Besides hyperthreading is not a free lunch even in the heavy multi-threaded workloads that benefit from it the most. There are tons of issues with massive multithreading and consequently advantages that e-cores without hyperthreading introduce especially in data center.

Also if you did in fact want to add hyperthreading to Skymont it'd be less of a die size increase than you would think, maybe around 10-15 percent according to Intel's own figures comparing LIon cove with HT vs without.
In server loads, SMT has gained AMD 40% per pheonix reviews. For a desktop application, while 30% is certainly less than 40%, it is still considerable.

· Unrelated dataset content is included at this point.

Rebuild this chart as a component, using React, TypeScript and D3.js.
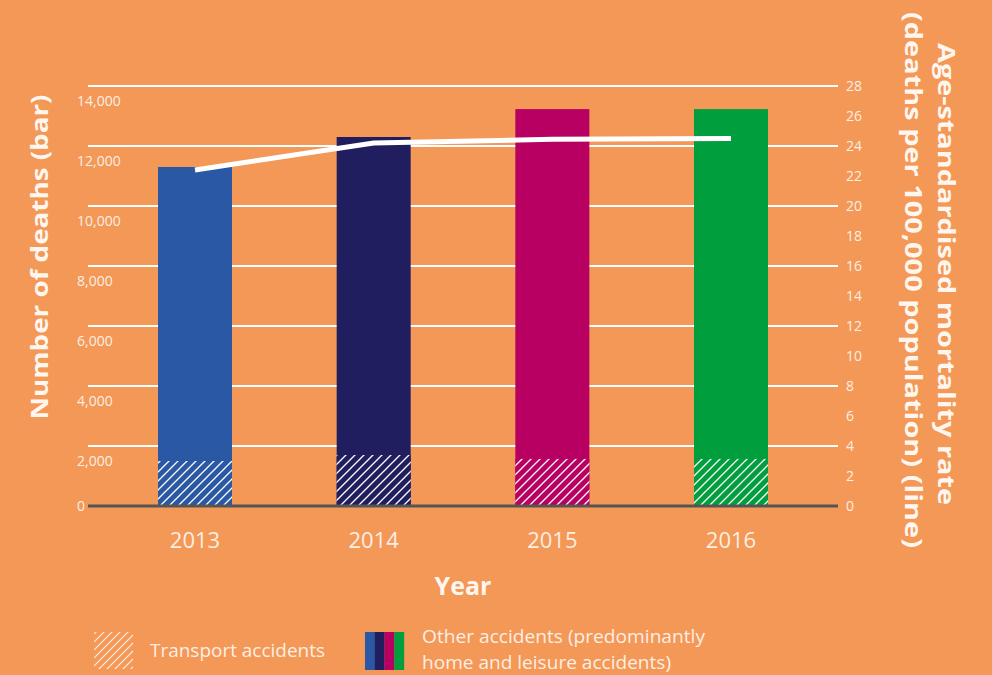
import React from "react";
import * as d3 from "d3";

const years = ["2013", "2014", "2015", "2016"];
const totalDeaths = [11300, 12300, 13230, 13230];
const transportDeaths = [1500, 1700, 1570, 1570];
const mortalityRate = [22.4, 24.2, 24.45, 24.5];
const barColors = ["#2a58a4", "#201e5e", "#b80062", "#009e3d"];
const leftTicks = [0, 2000, 4000, 6000, 8000, 10000, 12000, 14000];
const rightTicks = [0, 2, 4, 6, 8, 10, 12, 14, 16, 18, 20, 22, 24, 26, 28];
const gridTicks = [4, 8, 12, 16, 20, 24, 28];

const W = 992;
const H = 675;
const BG = "#f39857";
const TXT = "#fdeee3";
const FONT = "'Open Sans', Lato, sans-serif";

export default function App() {
  const x = d3.scalePoint<string>().domain(years).range([195, 731]);
  const yL = d3.scaleLinear().domain([0, 14000]).range([506, 86]);
  const yR = d3.scaleLinear().domain([0, 28]).range([506, 86]);
  const barW = 74;
  const line = d3
    .line<number>()
    .x((_, i) => x(years[i]) as number)
    .y((d) => yR(d));
  const fmt = d3.format(",");

  return (
    <div style={{ position: "fixed", left: 0, top: 0, width: W, height: H }}>
      <svg width={W} height={H} style={{ display: "block", fontFamily: FONT }}>
        <defs>
          {barColors.map((c, i) => (
            <pattern
              key={i}
              id={`hatch${i}`}
              patternUnits="userSpaceOnUse"
              width={9}
              height={9}
            >
              <rect width={9} height={9} fill={c} />
              <path d="M-1,1 L1,-1 M0,9 L9,0 M8,10 L10,8" stroke="#ffffff" strokeWidth={1.3} />
            </pattern>
          ))}
          <pattern id="hatchLegend" patternUnits="userSpaceOnUse" width={8} height={8}>
            <path d="M-1,1 L1,-1 M0,8 L8,0 M7,9 L9,7" stroke="#fdeee3" strokeWidth={1.2} />
          </pattern>
        </defs>
        <rect width={W} height={H} fill={BG} />

        {gridTicks.map((t) => (
          <line key={t} x1={88} x2={838} y1={yR(t)} y2={yR(t)} stroke="#ffffff" strokeWidth={2.2} />
        ))}

        {years.map((yr, i) => (
          <g key={yr}>
            <rect
              x={(x(yr) as number) - barW / 2}
              y={yL(totalDeaths[i])}
              width={barW}
              height={yL(0) - yL(totalDeaths[i])}
              fill={barColors[i]}
            />
            <rect
              x={(x(yr) as number) - barW / 2}
              y={yL(transportDeaths[i])}
              width={barW}
              height={yL(0) - yL(transportDeaths[i])}
              fill={`url(#hatch${i})`}
            />
          </g>
        ))}

        <line x1={88} x2={838} y1={yL(0)} y2={yL(0)} stroke="#555555" strokeWidth={3} />

        <path d={line(mortalityRate) || ""} fill="none" stroke="#ffffff" strokeWidth={5} />

        {leftTicks.map((t) => (
          <text
            key={t}
            x={77}
            y={yL(t) + (t > 0 ? 15 : 0)}
            dy="0.35em"
            fontSize={14}
            fill={TXT}
          >
            {fmt(t)}
          </text>
        ))}

        {rightTicks.map((t) => (
          <text key={t} x={846} y={yR(t)} dy="0.35em" fontSize={14} fill={TXT}>
            {t}
          </text>
        ))}

        {years.map((yr) => (
          <text
            key={yr}
            x={x(yr) as number}
            y={540}
            dy="0.35em"
            textAnchor="middle"
            fontSize={22}
            fill={TXT}
          >
            {yr}
          </text>
        ))}

        <text x={463} y={586} dy="0.35em" textAnchor="middle" fontSize={25} fontWeight="bold" fill="#fff6ef">
          Year
        </text>

        <text
          transform="translate(40,257) rotate(-90)"
          dy="0.35em"
          textAnchor="middle"
          fontSize={24}
          fontWeight="bold"
          fill="#fff6ef"
          textLength={325}
          lengthAdjust="spacingAndGlyphs"
        >
          Number of deaths (bar)
        </text>

        <text
          transform="translate(946,274) rotate(90)"
          dy="0.35em"
          textAnchor="middle"
          fontSize={24}
          fontWeight="bold"
          fill="#fff6ef"
          textLength={462}
          lengthAdjust="spacingAndGlyphs"
        >
          Age-standardised mortality rate
        </text>
        <text
          transform="translate(913,280) rotate(90)"
          dy="0.35em"
          textAnchor="middle"
          fontSize={24}
          fontWeight="bold"
          fill="#fff6ef"
          textLength={536}
          lengthAdjust="spacingAndGlyphs"
        >
          (deaths per 100,000 population) (line)
        </text>

        <rect x={94} y={632} width={39} height={37} fill="url(#hatchLegend)" />
        <text x={150} y={651} dy="0.35em" fontSize={18} fill={TXT} textLength={175} lengthAdjust="spacingAndGlyphs">
          Transport accidents
        </text>
        {barColors.map((c, i) => (
          <rect key={c} x={365 + i * 9.75} y={632} width={9.9} height={38} fill={c} />
        ))}
        <text x={422} y={637} dy="0.35em" fontSize={18} fill={TXT} textLength={283} lengthAdjust="spacingAndGlyphs">
          Other accidents (predominantly
        </text>
        <text x={422} y={663} dy="0.35em" fontSize={18} fill={TXT} textLength={249} lengthAdjust="spacingAndGlyphs">
          home and leisure accidents)
        </text>
      </svg>
    </div>
  );
}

I also question the general use of Spec Int as a general performance metric. Arrow Lake really gets taken to the cleaners when the code has lots of back and fourth memory access. It really needs things to fit and STAY in the local L2. Skymont gets in trouble with lots of branches. I think this makes for a really tricky scheduler.

I am hoping to see SMT and AVX512 in Intel's next generation. They can't keep on having less of everything than AMD and expecting people to buy them (at least not at the same price).

Just to be fair, when AMD had dismal single threaded performance, but more cores, AMD suddenly moved the goal post to MT .... which at that time was a small amount of applications. Intel bet on high performance single core and won hearts and minds.

I see AMD doing the same thing today with Zen 5 and Zen 5 X3D. Seems like this message still works today.

I am surprised more people aren't talking about how great Lunar Lake is in thin and light. Seems like that product really hit a good cord, but all anyone cares about is high performance desktop benchmarks. Strange.